Chrysa (Khrysa): Bu kentin yeri Ayvacık İlçesi Gülpınar Beldesinin 2 km. kuzeybatısında, Beşik tepe üzerinde idi. Ünlü Apollo Smintheus tapınağında bu kentte bulunmaktadır. Smintheus, Fare Tanrı demektir.

Kenti, Yunanistan’dan gelen İonlar kuşattığı zaman, gece topraktan çok miktarda tarla faresinin çıkarak askerlerin silah ve teçhizatların deri kısımlarını kemirip kopardıkları ve bu yüzden kenti kuşatan İonların savaşı kaybettiği, ünlü coğrafyacı ve seyyah Strabon tarafından yaklaşık 2000 yıl önce yazılan Geographica adlı kitapta belirtilmektedir. Lekton halkı da bir minnet göstergesi olarak bu tapınağı inşa etmiş olmalıdır.
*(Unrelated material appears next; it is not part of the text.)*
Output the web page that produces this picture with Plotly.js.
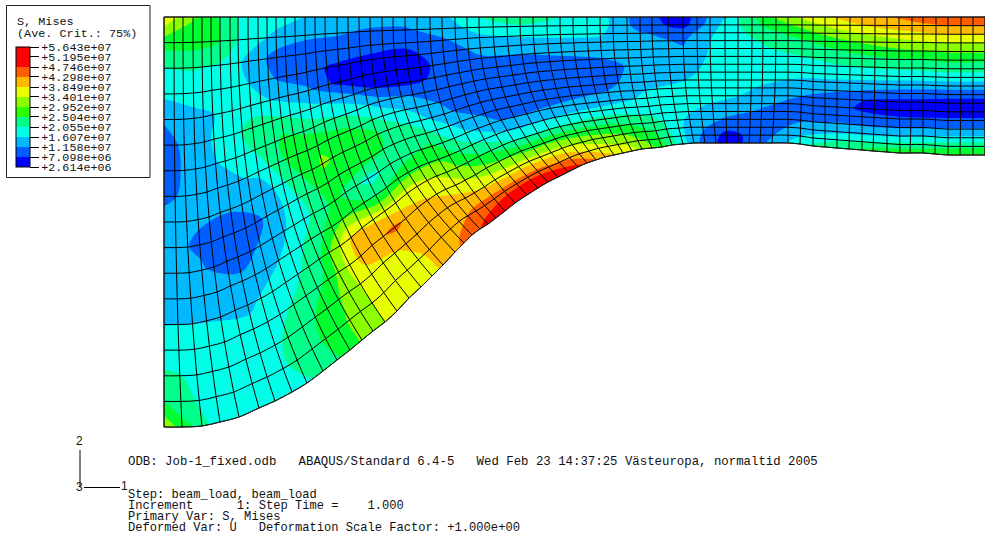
<!DOCTYPE html>
<html><head><meta charset="utf-8">
<script src="https://cdn.plot.ly/plotly-3.0.1.min.js"></script>
<style>html,body{margin:0;padding:0;background:#fff}#g{width:985px;height:536px}</style>
</head><body><div id="g"></div>
<script>
// mesh boundary nodes
const topX=[164,174,183,193,202,211,220,230,238,248,258,267,276,285,295,305,315,325,337,348,359,370,382,393,405,417,430,442,455,467,479,493,507,520,533,547,560,573,587,600,613,627,640,652,668,683,697,710,725,738,752,763,776,788,802,813,825,837,850,862,875,887,899,912,923,936,948,961,973,985];
const botX=[164,182,202,220,239,259,275,292,307,323,337,350,362,373,385,397,409,421,432,443,455,464,472,480,488,496,505,515,527,538,548,558,568,578,587,596,605,614,623,632,642,652,662,672,683,694,705,716,727,738,749,760,772,788,800,813,825,837,849,862,873,887,900,910,923,935,948,960,973,985];
const botY=[427,427,426,422,417,408,401,392,383,371,360,350,340,331,322,311,298,287,276,265,252,243,235,229,224,218,211,203,195,188,182,177,172,167,163,160,157,155,153,151,149,148,147,145,144,143,143,143,143,143,143,143,143,143,144,146,147,148,149,150,151,152,153,153,153,154,155,155,155,155];
const topY=17;
const rowCount=17;

// Mises stress (units of 1e6) at sampled mesh stations, top row to bottom row
const stationA=[0,3,6,9,12,15,18,21,24,27,30,33,36,39,42,45,48,51,54,57,60,63,66,69];
const stationB=[0,1,2,3,4,5,6,7,8,9,10,11,12,13,14,15,16];
const s00=[38,27,20.5,17,12,10,10,11,12.5,13,13.5,14.5,16,17.5,21.5,25,33];
const s03=[30,27,21,17.5,15,13.5,13,12.5,12,11,12,13.5,16,17,19,17.5,17.5];
const s06=[24.5,25,20,17.5,16.5,18,17,14,12,9,9,13,15.5,17,18,18,17];
const s09=[18.5,18,15,16,18.5,22,21,17.5,12.5,12,14,16,18,21,23,23.5,21.5];
const s12=[18,15,9.5,11,15,21,26,26,23,20,19,22,24,26,29,30,30];
const s15=[16,12.5,9,8,12.5,17.5,23,29,30,28,26.5,29,39,40,37,36,36];
const s18=[14.5,12,9.5,6.5,5.5,14,20,26,28,27,19,24,36,44,39,38,37];
const s21=[13.5,11,8,6.5,5,7,14,19,24,24,23,28,36,39,39.5,41,44];
const s24=[13.5,11,8,6,5,6,11,14.5,17.5,22,26,29,32.5,36,40,44,49];
const s27=[15,13.5,11,9,8.5,8.5,9,9.5,11,14,17,21.5,26,31,37,45,54];
const s30=[21,18,15,13,11,9.5,8.5,8,8,9,11.5,15.5,21,28,36,45,54];
const s33=[23,20,16.5,14,11.5,10,8.5,8,8,9,12,16,21,28,35,42,49];
const s36=[20.5,19.5,17,14.5,12.5,10.5,9,8,8.5,10.5,13,17,21.5,27,32,36,41];
const s39=[18,18,16.5,15,13,11.5,10,9.5,10,12,14.5,18,22,26,29.5,33,36];
const s42=[9,9.5,12,13,13,12.5,13,14,15,16,17,18.5,20,22.5,24.5,26,28];
const s45=[5,5.5,9.5,11,12,13,14,15,16,17,18,17.5,16.5,15,14,13.5,13];
const s48=[16,17.5,18,18.5,18.5,18.5,18.5,18.5,18,18,17,15,13,11,8.5,5.5,4.5];
const s51=[28,25.5,23,21,20,19,18.5,18,17,15.5,14.5,12.5,11,9.5,8.5,9,10];
const s54=[35,31,27.5,24.5,22.5,20.5,19,17.5,15.5,13.5,11.5,10,10,11,13.5,16,20];
const s57=[39,36,32,28,25,22.5,20,18,15,12,9,8,9,12,15,20,24];
const s60=[42,39.5,35,31,27.5,24,21,18,14.5,10.5,6.5,6,8,11,15,21,27];
const s63=[44,42,37,33,29,25,21.5,18,14,9.5,6,5.5,7.5,11,15.5,22,28];
const s66=[47,43,38.5,34,30,26,22,18.5,13.5,9,5,5,8,12,17,23.5,30];
const s69=[47,43,38.5,34,30,26,22,18.5,13.5,9,5,5,8,12,17,24,30];
const stressColumns=[s00,s03,s06,s09,s12,s15,s18,s21,s24,s27,s30,s33,s36,s39,s42,s45,s48,s51,s54,s57,s60,s63,s66,s69];

const legendValues=[56.43,51.95,47.46,42.98,38.49,34.01,29.52,25.04,20.55,16.07,11.58,7.098,2.614];
const legendLabels=['+5.643e+07','+5.195e+07','+4.746e+07','+4.298e+07','+3.849e+07','+3.401e+07','+2.952e+07','+2.504e+07','+2.055e+07','+1.607e+07','+1.158e+07','+7.098e+06','+2.614e+06'];
const bandColors=['#0000ff','#005dff','#00b9ff','#00ffe8','#00ff8b','#00ff2e','#2eff00','#8bff00','#e8ff00','#ffb900','#ff5d00','#ff0000'];

const infoLines=[
 ['ODB: Job-1_fixed.odb   ABAQUS/Standard 6.4-5   Wed Feb 23 14:37:25 Västeuropa, normaltid 2005',126,462,12.37],
 ['Step: beam_load, beam_load',126,495,12.1],
 ['Increment      1: Step Time =    1.000',126,506,12.1],
 ['Primary Var: S, Mises',126,517,12.1],
 ['Deformed Var: U   Deformation Scale Factor: +1.000e+00',126,528,12.1]
];

// mesh build: column lines leave the lower edge steeply, then straighten
const aIdx=topX.map((_,i)=>i), bIdx=[...Array(rowCount).keys()];
const meshX=[],meshY=[];
bIdx.forEach(j=>{
  const f=j/(rowCount-1), s=Math.pow(f,2.4);
  meshX.push(aIdx.map(i=>topX[i]+(botX[i]-topX[i])*s));
  meshY.push(aIdx.map(i=>topY+(botY[i]-topY)*f));
});
const zGrid=stationB.map((_,r)=>stressColumns.map(c=>c[r]));

const scale=[];
bandColors.forEach((c,i)=>{scale.push([i/12,c]);scale.push([(i+1)/12,c]);});
const axisCommon={tickmode:'linear',tick0:0,dtick:1,showticklabels:'none',showgrid:true,gridcolor:'#000',gridwidth:1,
  minorgridcount:0,startline:true,endline:true,startlinecolor:'#222',endlinecolor:'#222',startlinewidth:1,endlinewidth:1,title:{text:''}};

const traces=[
 {type:'carpet',carpet:'mesh',a:aIdx,b:bIdx,x:meshX,y:meshY,aaxis:axisCommon,baxis:axisCommon,hoverinfo:'skip'},
 {type:'contourcarpet',carpet:'mesh',a:stationA,b:stationB,z:zGrid,autocontour:false,
  contours:{start:2.614,end:56.43,size:4.485,coloring:'fill',showlines:false},line:{width:0},
  zmin:2.614,zmax:56.43,colorscale:scale,
  colorbar:{x:16/985,xanchor:'left',xpad:0,y:1-47/536,yanchor:'top',ypad:0,len:120,lenmode:'pixels',thickness:14,thicknessmode:'pixels',
    outlinecolor:'#000',outlinewidth:1,tickmode:'array',tickvals:legendValues,ticktext:legendLabels,ticks:'outside',ticklen:9,tickcolor:'#000',
    tickfont:{family:'Liberation Mono',size:11.7,color:'#111'}}}
];

const txt=(text,x,y,size,fam)=>({xref:'x',yref:'y',x,y,text,showarrow:false,xanchor:'left',yanchor:'middle',
  font:{family:fam||'Liberation Mono',size:size||11.8,color:'#111'}});
const annotations=infoLines.map(l=>txt(l[0].replace(/ /g,'\u00a0'),l[1],l[2],l[3]));
annotations.push(txt('S, Mises',15,22),txt('(Ave.\u00a0Crit.:\u00a075%)',15,34));
annotations.push(txt('2',74,441,12,'Liberation Sans'),txt('3',74,487,12,'Liberation Sans'),txt('1',119,486,12,'Liberation Sans'));

const layout={width:985,height:536,margin:{l:0,r:0,t:0,b:0},paper_bgcolor:'#fff',plot_bgcolor:'#fff',showlegend:false,
 xaxis:{range:[0,985],visible:false,fixedrange:true},yaxis:{range:[536,0],visible:false,fixedrange:true},
 annotations,
 shapes:[
  {type:'rect',xref:'x',yref:'y',x0:6.5,x1:150,y0:5.5,y1:177.5,line:{color:'#222',width:1},fillcolor:'rgba(0,0,0,0)'},
  {type:'line',xref:'x',yref:'y',x0:80,x1:80,y0:450,y1:487,line:{color:'#000',width:1}},
  {type:'line',xref:'x',yref:'y',x0:84,x1:120,y0:487.5,y1:487.5,line:{color:'#000',width:1}}
 ]};
Plotly.newPlot('g',traces,layout,{staticPlot:true,displayModeBar:false});
</script></body></html>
Apollon Smintheus Mabadi: Apollon Smintheus Tapınağı, Gülpınar Beldesi’nin kuzey-batısıyla, kuzey doğusu arasında kalan vadinin başlangıç eteklerinde Bahçeler-içi olarak adlandırılan mevkide yer alır. M.Ö. 2 YY. yapıldığı anlaşılmıştır.

Gargaron: Antik ismi Gargaron olan Kü-çükkuyu’ nun tarihi M.Ö. 9. yüzyıla kadar gitmektedir. Gargara ismini de İda Dağı’nın Gargara Tepesi’nden almıştır. Gargara’dan Homeros’un İlyada Destanı’nda çok sık bahsedilmektedir.

Küçükkuyu yöresinin, tarihin her döneminde yerleşime tabi tutulduğu bilinmekle beraber ; henüz tarihi geçmişi ile ilgili ayrıntılı çalışmalar da yapılmamıştır. Bu sebeple antik Gargara şehrinin yeri de tam olarak bilinememektedir.

1998 yılında Kültür Bakanlığı tarafından Gargara’nın yeri ile ilgili bir araştırma yapılmıştır. Bu araştırma sonucunda; ilk yerinin Nusratlı Köyü’nün kuzeyindeki Kocakaya Tepe’de olduğu, daha sonra ise Arıklı Köyü’nün doğusundaki Zindan Tepe’ye taşındığı tespit edilmiştir. Her iki tepede de bu araştırma sonucunu doğrulayacak tarihi kalıntılara rastlanmıştır.

Gargara: Eski Helen dilinde ” Kaynaşan Kalabalık” demektir. Kazdağı’nın (İda) yüksek doruklarından birinde, İzmir-Çanakkale yolunun sağ tarafındaki Çaltı Köyü’nün yakınlarında çok eski zamanlarda kurulmuştur.

 Burası Eski Gargara’dır. Sonradan kent halkı biraz daha güneye denize daha yakın bir tepeye taşınmış ve Yeni Gargara kenti orada oluşmuştur. Yeni Gargara’nın da kalıntıları Arıklı Köyü yakınındaki Zindan Tepe üzerindedir.

Hamaxitos: Amaxitos’un Troia yarımadasının güney ucunda Bababurnu yakınındaki Gülpınar’ın 3-4 km. güneybatısında deniz kıyısında olduğu sanılır. Amaxitos ,Hellen dilinde “Araba Yolu” veya “Anayol” anlamında bir sözcüktür.

Antik çağın tarihi ve coğrafyası konusunda bilgiler veren Xenophon, Thoukyidides ve Strabon bu kentin yalnızca isminden söz etmekle yetinmişlerdir. Amaxitos’da kazı ve yüzey araştırması yapılmamıştır. Bunun yanı sıra herhangi bir kalıntı veya buluntu ile karşılaşılmamıştır.